NIH R01 EB017337, U01 HD087211 and R01HD100009. NVIDIA Corporation.

References

[1] Luo, J., Turk, E. A., Bibbo, C., Gagoski, B., Roberts, D. J., Vangel, M., ... & Barth, W. H. (2017). In vivo quantification of placental insufficiency by BOLD MRI: a human study. Scientific reports, 7(1), 3713.

[2] Ronneberger, O., Fischer, P., & Brox, T. (2015, October). U-net: Convolutional networks for biomedical image segmentation. In International Conference on Medical image computing and computer-assisted intervention (pp. 234-241). Springer, Cham.

[3] Hesamian, M. H., Jia, W., He, X., & Kennedy, P. (2019). Deep Learning Techniques for Medical Image Segmentation: Achievements and Challenges. Journal of digital imaging, 1-15.

[4] Yoo, T. S., Ackerman, M. J., Lorensen, W. E., Schroeder, W., Chalana, V., Aylward, S., ... & Whitaker, R. (2002). Engineering and algorithm design for an image processing API: a technical report on ITK-the insight toolkit. Studies in health technology and informatics, 586-592.

[5] Liao, R., Turk, E. A., Zhang, M., Luo, J., Grant, P. E., & Adalsteinsson, E., et al. (2016). Temporal registration in in-utero volumetric mri time series. Med Image Comput Comput Assist Interv, 54-62.

Figures

Figure 1. (a) The fetal brain is labeled on each slice using the U-Net neural network. (b) Superposition of the within-slice EPI labels yield the whole fetal brain mask.

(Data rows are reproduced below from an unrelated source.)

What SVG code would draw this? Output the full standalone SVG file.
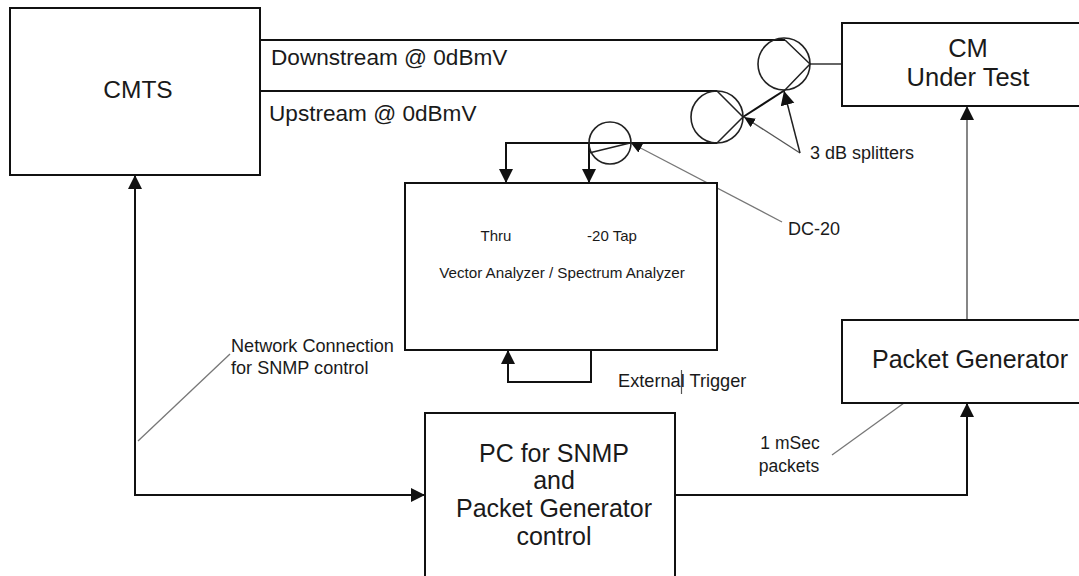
<svg xmlns="http://www.w3.org/2000/svg" width="1079" height="576" viewBox="0 0 1079 576">
<style>
text{font-family:"Liberation Sans",Arial,sans-serif;fill:#1a1a1a}
.b{fill:#fff;stroke:#111;stroke-width:2}
.c{fill:none;stroke:#111;stroke-width:2}
.t{fill:none;stroke:#222;stroke-width:1.500}
.g{fill:none;stroke:#777;stroke-width:1.300}
.d{fill:none;stroke:#222;stroke-width:1.600}
.m{text-anchor:middle}
</style>
<defs>
<marker id="a" markerUnits="userSpaceOnUse" markerWidth="16" markerHeight="16" refX="14" refY="7" orient="auto"><path d="M0 0L14 7L0 14Z" fill="#111"/></marker>
<marker id="s" markerUnits="userSpaceOnUse" markerWidth="12" markerHeight="10" refX="11" refY="5" orient="auto"><path d="M0 0L11 5L0 10Z" fill="#111"/></marker>
</defs>
<rect width="1079" height="576" fill="#fff"/>
<g id="connectors">
<path class="c" d="M260 40H785"/>
<path class="c" d="M260 91H717"/>
<path class="t" d="M785 40L810 64L785 90"/>
<path class="c" d="M785 90L743 117"/>
<path class="t" d="M717 91L743 117L717 143"/>
<path class="c" d="M717 143H506V183" marker-end="url(#a)"/>
<path class="c" d="M589 143V183" marker-end="url(#a)"/>
<path class="t" d="M589 153L630 143"/>
<path class="t" d="M810 64H842" style="stroke:#333"/>
<path class="c" d="M591 350V382H508V350" marker-end="url(#a)"/>
<path class="c" d="M135 175V495H425" marker-end="url(#a)"/>
<path class="c" d="M135 495V175" marker-end="url(#a)"/>
<path class="c" d="M676 495H967V403" marker-end="url(#a)"/>
<path class="g" d="M967 320V106" style="stroke:#444" marker-end="url(#a)"/>
<path class="g" d="M800 153L744 117" style="stroke:#555" marker-end="url(#s)"/>
<path class="t" d="M800 153L784 91" marker-end="url(#a)"/>
<path class="g" d="M782 222L631 143" marker-end="url(#s)"/>
<path class="g" d="M138 441L230 354"/>
<path class="g" d="M832 455L904 403"/>
<path d="M681.500 370V394" stroke="#555" stroke-width="1.200"/>
</g>
<g id="cmts"><rect class="b" x="10" y="8" width="250" height="167"/><text class="m" x="138" y="98" font-size="24.500">CMTS</text></g>
<g id="cm"><rect class="b" x="842" y="23" width="240" height="83"/><text class="m" x="968" y="57" font-size="25.500">CM</text><text class="m" x="968" y="86" font-size="25.500">Under Test</text></g>
<g id="analyzer"><rect class="b" x="405" y="183" width="312" height="167"/><text class="m" x="496" y="241" font-size="15">Thru</text><text class="m" x="612" y="241" font-size="15">-20 Tap</text><text class="m" x="562" y="278" font-size="15.200">Vector Analyzer / Spectrum Analyzer</text></g>
<g id="packet-generator"><rect class="b" x="842" y="320" width="240" height="83"/><text class="m" x="970" y="368" font-size="25">Packet Generator</text></g>
<g id="pc"><rect class="b" x="425" y="413" width="250" height="170"/><text class="m" x="554" y="462" font-size="25">PC for SNMP</text><text class="m" x="554" y="489" font-size="25">and</text><text class="m" x="554" y="517" font-size="25">Packet Generator</text><text class="m" x="554" y="545" font-size="25">control</text></g>
<g id="splitter-1"><circle class="d" cx="784" cy="64" r="26"/></g>
<g id="splitter-2"><circle class="d" cx="717" cy="117" r="26"/></g>
<g id="dc-20"><circle class="d" cx="610" cy="143" r="21"/></g>
<g id="labels" font-size="18">
<text x="271" y="65" font-size="22.600">Downstream @ 0dBmV</text>
<text x="269" y="121" font-size="22.600">Upstream @ 0dBmV</text>
<text x="810" y="159">3 dB splitters</text>
<text x="788" y="235">DC-20</text>
<text x="618" y="387" font-size="18.200">External Trigger</text>
<text x="231" y="352" font-size="18.100">Network Connection</text>
<text x="231" y="374" font-size="18.100">for SNMP control</text>
<text class="m" x="790" y="449" font-size="17.500">1 mSec</text>
<text class="m" x="789" y="472" font-size="17.500">packets</text>
</g>
</svg>
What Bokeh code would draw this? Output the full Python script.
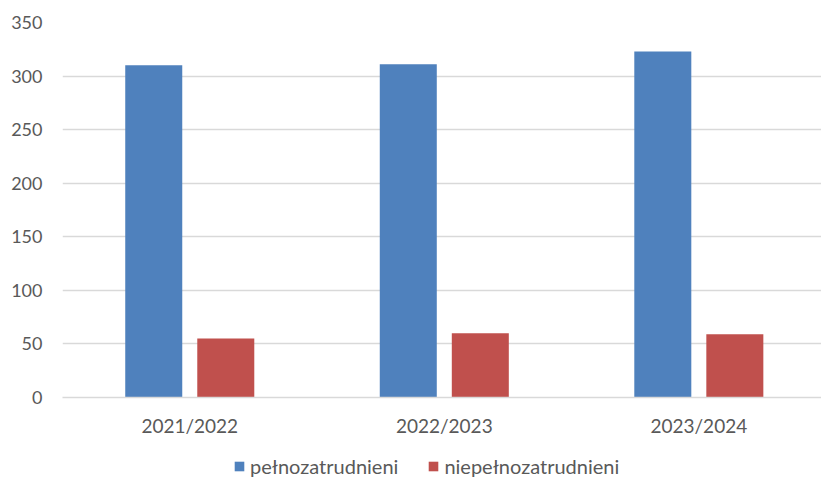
from bokeh.plotting import figure
from bokeh.layouts import column
from bokeh.models import Range1d, FixedTicker, Legend, LegendItem, ColumnDataSource
from bokeh.transform import dodge
from bokeh.embed import file_html
from bokeh.resources import INLINE

years = ["2021/2022", "2022/2023", "2023/2024"]
full_time = [310, 311, 323]
part_time = [55, 60, 59]
series_names = ["pełnozatrudnieni", "niepełnozatrudnieni"]
series_colors = ["#4F81BD", "#C0504D"]
y_ticks = [0, 50, 100, 150, 200, 250, 300, 350]

xpos = [i + 0.5 for i in range(len(years))]
src = ColumnDataSource(dict(x=xpos, full=full_time, part=part_time))

FONT = "Lato"
GREY = "#595959"

p = figure(frame_width=759, frame_height=375, output_backend="svg", toolbar_location=None,
           x_range=Range1d(0, 2.982), y_range=Range1d(0, 350),
           min_border_left=62, min_border_right=0, min_border_top=22, min_border_bottom=50)
p.outline_line_color = None

b1 = p.vbar(x=dodge("x", -0.1415, range=p.x_range), top="full", width=0.224, source=src,
            fill_color=series_colors[0], line_color=None)
b2 = p.vbar(x=dodge("x", 0.1415, range=p.x_range), top="part", width=0.224, source=src,
            fill_color=series_colors[1], line_color=None)

p.xgrid.grid_line_color = None
p.ygrid.grid_line_color = "#D9D9D9"
p.ygrid.grid_line_width = 1.5
p.yaxis.ticker = FixedTicker(ticks=y_ticks)
p.yaxis.axis_line_color = None
p.yaxis.major_tick_line_color = None
p.yaxis.minor_tick_line_color = None
p.yaxis.major_label_text_font = FONT
p.yaxis.major_label_text_font_size = "18px"
p.yaxis.major_label_text_color = GREY
p.yaxis.major_label_standoff = 14

p.xaxis.ticker = FixedTicker(ticks=xpos)
p.xaxis.major_label_overrides = {x: y for x, y in zip(xpos, years)}
p.xaxis.axis_line_color = "#D9D9D9"
p.xaxis.axis_line_width = 1.5
p.xaxis.major_tick_line_color = None
p.xaxis.minor_tick_line_color = None
p.xaxis.major_label_text_font = FONT
p.xaxis.major_label_text_font_size = "19px"
p.xaxis.major_label_text_color = GREY
p.xaxis.major_label_standoff = 10

# legend strip (its bars fall entirely outside its visible ranges; only the legend shows)
lg = figure(width=821, height=32, output_backend="svg", toolbar_location=None,
            x_axis_type=None, y_axis_type=None, x_range=Range1d(-20, -19), y_range=Range1d(-2, -1),
            min_border_left=0, min_border_right=0, min_border_top=0, min_border_bottom=0)
lg.outline_line_color = None
lg.xgrid.grid_line_color = None
lg.ygrid.grid_line_color = None
r1 = lg.vbar(x="x", top="full", width=0.1, source=src, fill_color=series_colors[0], line_color=None)
r2 = lg.vbar(x="x", top="part", width=0.1, source=src, fill_color=series_colors[1], line_color=None)

legend = Legend(items=[LegendItem(label=series_names[0], renderers=[r1]),
                       LegendItem(label=series_names[1], renderers=[r2])],
                orientation="horizontal", location=(171, 1),
                label_text_font=FONT, label_text_font_size="20px", label_text_color=GREY,
                glyph_width=12, glyph_height=12, label_standoff=5, spacing=29,
                border_line_color=None, background_fill_alpha=0, margin=0, padding=0)
lg.add_layout(legend, "center")

layout = column(p, lg, spacing=0)
open("out.html", "w").write(file_html(layout, INLINE))
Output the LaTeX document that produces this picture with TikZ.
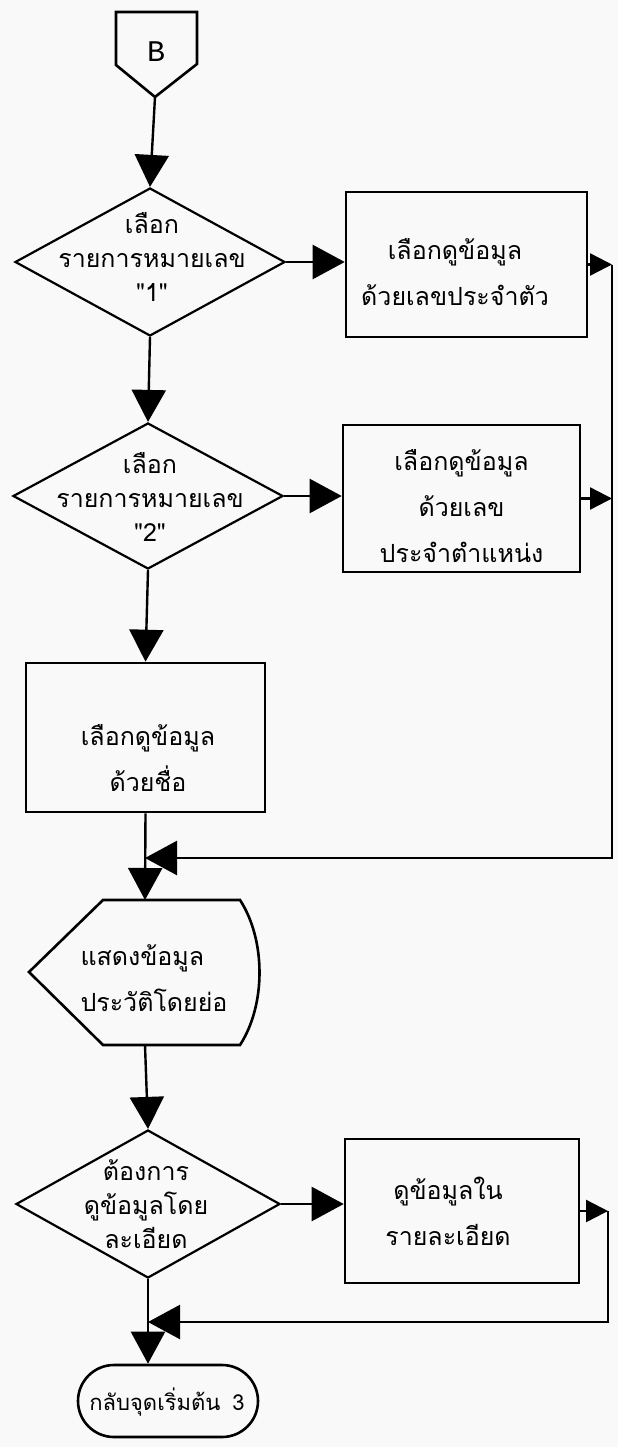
\documentclass[tikz,border=0pt]{standalone}
\usepackage{fontspec}
\newfontfamily\thai[Script=Thai]{Loma}
\newfontfamily\monofam{Liberation Mono}
\usetikzlibrary{arrows.meta,shapes.geometric,shapes.misc}
\begin{document}
\begin{tikzpicture}[x=1pt,y=-1pt,
  line width=2.4pt,
  big/.style={-{Triangle[length=32pt,width=34pt]}},
  small/.style={-{Triangle[length=22pt,width=22pt]}},
  dia/.style={diamond,draw,inner sep=0pt,line width=2.2pt},
  procbox/.style={rectangle,draw,inner sep=0pt,line width=2.6pt},
  ttext/.style={font={\thai\fontsize{25}{46}\selectfont},align=center,inner sep=0pt},
  dtext/.style={font={\thai\fontsize{25}{34}\selectfont},align=center,inner sep=0pt},
  term/.style={rounded rectangle,draw,inner sep=0pt,line width=2.6pt}]
\useasboundingbox (0,0) rectangle (618,1447);
\fill[gray!5] (0,0) rectangle (618,1447);

% off-page connector B
\draw[line width=2.6pt] (116,12) -- (197,12) -- (197,64) -- (155,97) -- (116,65) -- cycle;
\node[font={\monofam\fontsize{30}{30}\selectfont},inner sep=0pt] (B) at (156,52) {B};
\coordinate (Bpt) at (155,97);

% decision 1
\node[dia,minimum width=270pt,minimum height=148pt] (d1) at (150,262) {};
\node[dtext] (d1t) at (152,257) {เลือก\\รายการหมายเลข\\"1"};

% process 1
\node[procbox,minimum width=241pt,minimum height=145pt] (p1) at (466.5,264.5) {};
\node[ttext] (p1t) at (455,272) {เลือกดูข้อมูล\\ด้วยเลขประจำตัว};

% decision 2
\node[dia,minimum width=270pt,minimum height=146pt] (d2) at (148,496) {};
\node[dtext] (d2t) at (150,497) {เลือก\\รายการหมายเลข\\"2"};

% process 2
\node[procbox,minimum width=237pt,minimum height=147pt] (p2) at (461.5,498.5) {};
\node[ttext] (p2t) at (461.5,506) {เลือกดูข้อมูล\\ด้วยเลข\\ประจำตำแหน่ง};

% process 3
\node[procbox,minimum width=239pt,minimum height=149pt] (p3) at (145.5,737.5) {};
\node[ttext] (p3t) at (148,758) {เลือกดูข้อมูล\\ด้วยชื่อ};

% display
\draw[line width=2.6pt] (103,900) -- (240,900) .. controls (266,940) and (266,1005) .. (240,1045) -- (103,1045) -- (29,972) -- cycle;
\node[ttext,align=left] (disp) at (154,978) {แสดงข้อมูล\\ประวัติโดยย่อ};
\coordinate (disptop) at (145,900);
\coordinate (dispbot) at (145,1045);

% decision 3
\node[dia,minimum width=264pt,minimum height=148pt] (d3) at (148,1204) {};
\node[dtext] (d3t) at (146,1204) {ต้องการ\\ดูข้อมูลโดย\\ละเอียด};

% process 4
\node[procbox,minimum width=234pt,minimum height=144pt] (p4) at (462,1211) {};
\node[ttext] (p4t) at (448,1211) {ดูข้อมูลใน\\รายละเอียด};

% terminal
\node[term,minimum width=180pt,minimum height=72pt] (t) at (168,1401) {};
\node[font={\thai\fontsize{22}{26}\selectfont},inner sep=0pt] (tt) at (167,1402) {กลับจุดเริ่มต้น\hspace{12pt}3};

% right return lines
\coordinate (rb) at (612,858);
\coordinate (m1) at (145,858);
\coordinate (rb2) at (608,1322);
\coordinate (m2) at (148,1322);

% connectors
\draw[big] (Bpt) -- (d1.north);
\draw[big] (d1.south) -- (d2.north);
\draw[big] (d1.east) -- (d1.east -| p1.west);
\draw[big] (d2.east) -- (d2.east -| p2.west);
\draw[big] (d2.south) -- (p3.north);
\draw[big] (p3.south) -- (disptop);
\draw[small] (p1.east) -- (p1.east -| rb);
\draw[small] (p2.east) -- (p2.east -| rb);
\draw[big] (p1.east -| rb) -- (rb) -- (m1);
\draw[big] (dispbot) -- (d3.north);
\draw[big] (d3.east) -- (d3.east -| p4.west);
\draw[small] (p4.east) -- (p4.east -| rb2);
\draw[big] (p4.east -| rb2) -- (rb2) -- (m2);
\draw[big] (d3.south) -- (d3.south |- t.north);
\end{tikzpicture}
\end{document}
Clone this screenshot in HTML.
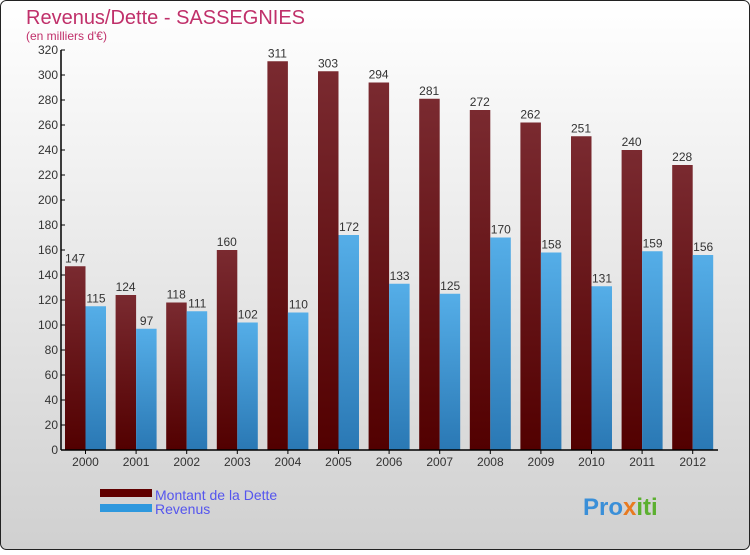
<!DOCTYPE html>
<html><head><meta charset="utf-8"><style>
body{margin:0}
#c{width:750px;height:550px;position:relative;font-family:"Liberation Sans",sans-serif}
</style></head><body>
<div id="c">
<svg id="s" width="750" height="550" xmlns="http://www.w3.org/2000/svg">
<defs>
<linearGradient id="bg" x1="0" y1="0" x2="0" y2="1"><stop offset="0" stop-color="#ffffff"/><stop offset="1" stop-color="#d0d0d0"/></linearGradient>
<linearGradient id="gd" x1="0" y1="0" x2="0" y2="1"><stop offset="0" stop-color="#7a2a30"/><stop offset="1" stop-color="#520000"/></linearGradient>
<linearGradient id="gr" x1="0" y1="0" x2="0" y2="1"><stop offset="0" stop-color="#55aee8"/><stop offset="1" stop-color="#2a78b4"/></linearGradient>
</defs>
<rect x="0.5" y="0.5" width="749" height="549" rx="6" fill="url(#bg)" stroke="#222"/>
<text x="26" y="24" font-size="20" fill="#c0306a">Revenus/Dette - SASSEGNIES</text>
<text x="26" y="40" font-size="12" fill="#c0306a">(en milliers d'€)</text>
<g id="bars"></g>
<g id="axes"></g>
<rect x="100" y="489" width="52" height="8" fill="#600000"/>
<text x="155" y="500" font-size="14" fill="#5555ee">Montant de la Dette</text>
<rect x="100" y="504" width="52" height="8" fill="#2e98de"/>
<text x="155" y="514" font-size="14" fill="#5555ee">Revenus</text>
<text x="583" y="515" font-size="24" font-weight="bold" fill="#3a8fd8">Pro<tspan fill="#e87a20">x</tspan><tspan fill="#5cb030">iti</tspan></text>
</svg>
</div>
<script>
const years=["2000","2001","2002","2003","2004","2005","2006","2007","2008","2009","2010","2011","2012"];
const dette=[147,124,118,160,311,303,294,281,272,262,251,240,228];
const revenus=[115,97,111,102,110,172,133,125,170,158,131,159,156];
const yTicks=[0,20,40,60,80,100,120,140,160,180,200,220,240,260,280,300,320];
const NS="http://www.w3.org/2000/svg";
const x0=61,step=50.6,y0=450,ys=400/320;
const Y=v=>y0-v*ys, X=i=>x0+4+i*step;
function mk(t,a,p,txt){const e=document.createElementNS(NS,t);for(const k in a)e.setAttribute(k,a[k]);if(txt!==undefined)e.textContent=txt;p.appendChild(e);return e;}
const B=document.getElementById('bars'),A=document.getElementById('axes');
years.forEach((yr,i)=>{
 const x=X(i);
 let r=mk('rect',{x:x,y:Y(dette[i]),width:20.5,height:dette[i]*ys,fill:'url(#gd)'},B);
 
 
 let r2=mk('rect',{x:x+20.5,y:Y(revenus[i]),width:20.5,height:revenus[i]*ys,fill:'url(#gr)'},B);
 
 
 let t=mk('text',{x:x+10,y:Y(dette[i])-4,'font-size':12,fill:'#333','text-anchor':'middle'},B,dette[i]);
 
 
 let t2=mk('text',{x:x+31,y:Y(revenus[i])-4,'font-size':12,fill:'#333','text-anchor':'middle'},B,revenus[i]);
 
 
 mk('line',{x1:x+20.5,x2:x+20.5,y1:y0,y2:y0+4,stroke:'#000'},A);
 let l=mk('text',{x:x+20.5,y:y0+16,'font-size':12,fill:'#333','text-anchor':'middle'},A,yr);
 
 
});
yTicks.forEach(v=>{
 mk('line',{x1:x0,x2:x0+4,y1:Y(v),y2:Y(v),stroke:'#000'},A);
 let l=mk('text',{x:x0-3,y:Y(v)+4,'font-size':12,fill:'#333','text-anchor':'end'},A,v);
 
 
});
let ya=mk('line',{x1:x0,x2:x0,y1:Y(320),y2:y0,stroke:'#000','stroke-width':1.5},A);


let xa=mk('line',{x1:x0,x2:718,y1:y0,y2:y0,stroke:'#000','stroke-width':1.5},A);


</script>
</body></html>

Figure 2. Single-shot multi-slice prescription viewed in the fetal brain coordinate system. (a) In the absence of fetal brain movement during the scan, the prescribed and acquired slices (red, yellow, blue and green) are identical. (b) In the presence of fetal movement, the acquired slices are no longer parallel and exhibit both missed volume and spin history effects.

Figure 3. (a) Based on the effect of image artifacts on 3D reconstruction, we graded the data whose missed volume and spin history ratio were below 15% as class I, above 30% as class III and the rest as class II. (b) Fraction of different levels evaluated by spin history. (c) Fraction of different levels evaluated by missed volume.